Il rapido aumento dell’immigrazione nel corso degli ultimi due decenni ha contribuito a rendere le Società urbane più plurali e alla conseguente trasformazione delle nostre città, dove convivono persone con idee, storie, necessità e modi di vivere differenti, che si traducono in diverse pratiche di uso ed appropriazione degli spazi.

Secondo i calcoli dell’Organizzazione delle Nazioni Unite circa il 20% della popolazione mondiale è costituito da persone che hanno lasciato, per scelta o perché costrette, il territorio d’origine.

I fattori dei movimenti internazionali sono molteplici: in primo luogo la forte differenza nel reddito e nella qualità della vita costringe molti cittadini provenienti dalle aree più in difficoltà del mondo a trasferirsi in quelle dove è possibile vivere meglio.

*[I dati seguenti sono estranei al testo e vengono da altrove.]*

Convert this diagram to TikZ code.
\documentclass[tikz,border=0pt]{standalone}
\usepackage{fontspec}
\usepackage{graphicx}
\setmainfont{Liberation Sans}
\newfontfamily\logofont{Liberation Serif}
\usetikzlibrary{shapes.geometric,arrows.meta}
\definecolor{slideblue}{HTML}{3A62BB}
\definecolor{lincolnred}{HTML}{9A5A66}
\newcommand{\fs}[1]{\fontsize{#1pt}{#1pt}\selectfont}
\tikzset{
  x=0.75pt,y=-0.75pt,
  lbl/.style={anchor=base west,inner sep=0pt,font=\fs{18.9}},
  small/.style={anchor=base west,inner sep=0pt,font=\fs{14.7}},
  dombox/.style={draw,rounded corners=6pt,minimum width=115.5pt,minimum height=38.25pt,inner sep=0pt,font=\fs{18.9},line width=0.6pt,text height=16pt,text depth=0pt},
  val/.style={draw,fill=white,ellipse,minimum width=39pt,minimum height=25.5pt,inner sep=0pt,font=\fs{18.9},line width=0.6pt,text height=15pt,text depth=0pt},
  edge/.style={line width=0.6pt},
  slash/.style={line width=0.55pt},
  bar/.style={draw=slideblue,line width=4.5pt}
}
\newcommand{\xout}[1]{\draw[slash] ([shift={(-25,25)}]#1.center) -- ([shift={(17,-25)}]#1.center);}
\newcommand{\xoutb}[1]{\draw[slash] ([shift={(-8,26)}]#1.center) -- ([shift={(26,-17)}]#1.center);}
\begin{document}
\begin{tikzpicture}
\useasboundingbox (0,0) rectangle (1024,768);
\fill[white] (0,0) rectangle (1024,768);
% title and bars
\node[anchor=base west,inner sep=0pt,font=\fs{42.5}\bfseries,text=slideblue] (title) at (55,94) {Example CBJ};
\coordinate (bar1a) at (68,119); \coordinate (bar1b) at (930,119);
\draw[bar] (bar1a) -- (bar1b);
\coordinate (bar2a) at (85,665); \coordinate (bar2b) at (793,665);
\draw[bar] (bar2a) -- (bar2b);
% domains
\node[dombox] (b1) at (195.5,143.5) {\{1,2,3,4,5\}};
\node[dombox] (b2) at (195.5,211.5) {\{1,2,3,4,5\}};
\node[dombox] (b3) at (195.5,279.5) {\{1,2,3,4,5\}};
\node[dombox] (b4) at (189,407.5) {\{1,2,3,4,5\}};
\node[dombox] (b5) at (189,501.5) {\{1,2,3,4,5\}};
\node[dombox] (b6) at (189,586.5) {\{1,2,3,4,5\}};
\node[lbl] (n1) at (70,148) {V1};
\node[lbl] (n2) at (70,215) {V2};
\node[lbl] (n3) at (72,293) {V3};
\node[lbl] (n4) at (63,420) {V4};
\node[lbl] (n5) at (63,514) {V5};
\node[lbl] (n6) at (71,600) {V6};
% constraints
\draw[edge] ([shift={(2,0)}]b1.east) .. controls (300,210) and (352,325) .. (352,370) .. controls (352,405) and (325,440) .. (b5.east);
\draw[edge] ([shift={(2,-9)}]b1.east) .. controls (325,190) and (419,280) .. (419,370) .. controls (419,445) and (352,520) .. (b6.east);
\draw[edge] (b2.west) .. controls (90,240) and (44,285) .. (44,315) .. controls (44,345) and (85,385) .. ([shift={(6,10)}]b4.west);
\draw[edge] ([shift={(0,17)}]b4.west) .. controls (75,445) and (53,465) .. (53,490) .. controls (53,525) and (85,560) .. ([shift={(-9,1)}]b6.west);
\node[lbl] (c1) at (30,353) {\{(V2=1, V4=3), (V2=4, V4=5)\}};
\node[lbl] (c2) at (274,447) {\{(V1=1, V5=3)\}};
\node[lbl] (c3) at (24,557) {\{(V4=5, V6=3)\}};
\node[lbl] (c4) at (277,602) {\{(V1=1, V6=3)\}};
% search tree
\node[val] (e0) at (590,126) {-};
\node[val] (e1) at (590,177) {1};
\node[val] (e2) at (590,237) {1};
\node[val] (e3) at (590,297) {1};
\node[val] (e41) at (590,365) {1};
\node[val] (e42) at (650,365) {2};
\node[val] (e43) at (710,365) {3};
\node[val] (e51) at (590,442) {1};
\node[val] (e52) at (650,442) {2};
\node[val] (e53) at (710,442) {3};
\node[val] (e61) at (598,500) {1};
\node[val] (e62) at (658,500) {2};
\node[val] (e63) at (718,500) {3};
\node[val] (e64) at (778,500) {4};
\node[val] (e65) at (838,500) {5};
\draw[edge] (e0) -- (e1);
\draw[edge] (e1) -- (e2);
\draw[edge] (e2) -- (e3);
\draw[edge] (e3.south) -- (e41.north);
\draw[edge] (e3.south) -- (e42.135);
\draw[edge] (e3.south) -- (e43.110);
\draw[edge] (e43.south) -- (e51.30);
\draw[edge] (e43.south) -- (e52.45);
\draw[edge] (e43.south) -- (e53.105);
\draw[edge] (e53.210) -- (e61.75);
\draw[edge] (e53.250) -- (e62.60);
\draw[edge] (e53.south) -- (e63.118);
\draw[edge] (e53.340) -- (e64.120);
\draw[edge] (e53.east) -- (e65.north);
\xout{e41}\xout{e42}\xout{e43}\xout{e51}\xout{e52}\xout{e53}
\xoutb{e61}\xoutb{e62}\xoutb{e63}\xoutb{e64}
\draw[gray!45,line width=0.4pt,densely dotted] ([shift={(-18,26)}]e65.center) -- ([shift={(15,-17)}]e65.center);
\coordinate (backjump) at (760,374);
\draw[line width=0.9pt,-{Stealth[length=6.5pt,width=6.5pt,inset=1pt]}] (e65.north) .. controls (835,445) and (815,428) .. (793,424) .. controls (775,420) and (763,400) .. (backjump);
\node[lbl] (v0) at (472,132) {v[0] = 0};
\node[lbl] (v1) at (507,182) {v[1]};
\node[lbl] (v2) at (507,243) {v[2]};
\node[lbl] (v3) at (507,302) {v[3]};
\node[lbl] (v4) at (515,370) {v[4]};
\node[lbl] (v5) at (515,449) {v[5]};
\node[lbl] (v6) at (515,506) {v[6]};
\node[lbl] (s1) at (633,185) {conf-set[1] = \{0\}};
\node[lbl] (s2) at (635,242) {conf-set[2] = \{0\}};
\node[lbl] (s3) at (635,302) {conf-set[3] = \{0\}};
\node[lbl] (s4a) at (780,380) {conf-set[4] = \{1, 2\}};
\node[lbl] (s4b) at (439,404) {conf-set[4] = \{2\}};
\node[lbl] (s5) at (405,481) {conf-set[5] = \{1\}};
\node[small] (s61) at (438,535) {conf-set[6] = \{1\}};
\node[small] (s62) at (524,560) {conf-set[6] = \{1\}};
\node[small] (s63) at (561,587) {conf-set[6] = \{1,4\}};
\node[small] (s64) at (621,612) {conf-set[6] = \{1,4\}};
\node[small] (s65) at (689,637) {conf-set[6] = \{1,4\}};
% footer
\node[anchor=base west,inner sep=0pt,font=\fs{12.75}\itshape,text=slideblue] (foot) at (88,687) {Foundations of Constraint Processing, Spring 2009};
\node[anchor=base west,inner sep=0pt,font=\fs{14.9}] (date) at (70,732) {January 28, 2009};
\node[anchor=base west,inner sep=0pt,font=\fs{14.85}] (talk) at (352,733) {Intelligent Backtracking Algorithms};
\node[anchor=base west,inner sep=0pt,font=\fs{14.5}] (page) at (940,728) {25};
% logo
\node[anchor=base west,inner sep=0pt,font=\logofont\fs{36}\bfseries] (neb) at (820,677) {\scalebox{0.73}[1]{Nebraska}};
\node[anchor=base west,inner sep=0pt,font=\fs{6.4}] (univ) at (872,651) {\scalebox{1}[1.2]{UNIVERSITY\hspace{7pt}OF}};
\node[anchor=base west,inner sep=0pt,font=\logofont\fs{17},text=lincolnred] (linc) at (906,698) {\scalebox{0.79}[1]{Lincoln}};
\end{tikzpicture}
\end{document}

Allo stesso tempo, la mondializzazione dei trasporti e della comunicazione ha ridotto le distanze, chilometriche e culturali, dunque ha favorito significativi fenomeni migratori. Grazie alla diffusione delle moderne tecnologie, è possibile conoscere la situazione economica di qualunque realtà, dunque fare paragoni e scegliere consapevolmente dove trasferirsi.

Per questi motivi il mondo sta vivendo un rapido processo di accelerazione nei movimenti della popolazione, favorito dal fatto che con la creazione di grandi unità territoriali transnazionali, ad esempio l’Unione Europea, i confini politici diventano sempre più permeabili, così come i vincoli burocratici che in passato rendevano complicati gli spostamenti.

La migrazione per lavoro è considerata dai Paesi in via di sviluppo un rimedio alla disoccupazione, mentre per gli Stati occidentali gli immigrati rappresentano una manodopera poco costosa, che si adatta ad occupazioni spiacevoli e senza tutela, rifiutate dai lavoratori locali.

L’intensificarsi dei flussi in arrivo, in diversi casi, continua a generare preoccupazioni, non solo sulle conseguenze economiche, ma anche sul pericolo di perdita dell’identità culturale del Paese ospitante e sulle difficoltà di regolare in maniera ordinata l’afflusso. Il numero di individui intenzionati ad emigrare è di gran lunga superiore a quello che i Paesi di immigrazione sono generalmente disposti ad accogliere: lo dimostrano più di ogni altra cosa le misure restrittive introdotte in materia, al fine di scoraggiare gli spostamenti. Ma il persistere di forti squilibri economici suggerisce che il processo non è affatto destinato ad esaurirsi in tempi brevi.

L’alto numero di cittadini stranieri in arrivo nelle nostre città, non sempre preparate ad accogliere flussi così intensi, ha anche modificato in modo inaspettato l’assetto urbano. In primo luogo, l’inserimento dei migranti in quartieri originariamente concepiti per usi diversi ha provocato fenomeni di ghettizzazione, che hanno acuito il pericolo “banlieu parigina” e reso estremamente più complicata l’integrazione sociale.

Il fenomeno della “ghettizzazione” non può che provocare malessere e una generalizzata insoddisfazione da parte degli immigrati, perché evidenzia impropriamente l’alterità rispetto alla popolazione locale. In alcuni casi si tratta di un isolamento volontario, ovvero gli immigrati scelgono autonomamente di confinarsi in ghetti (anche culturali) che li estraniano.

Abbattere tutte queste barriere è la vera sfida a cui saremo chiamati a rispondere nel prossimo futuro, immaginando modelli urbanistici coerenti con le nuove esigenze. Per consentire questo processo, ritengo che l’Italia debba anche adeguare la propria normativa in materia introducendo leggi più moderne, dunque modificando l’anacronistica legge Bossi-Fini e la normativa per ottenere la cittadinanza italiana. In questo modo potremo liberare energie preziose e consentire finalmente uno sviluppo organico del fenomeno migratorio anche nel nostro Paese.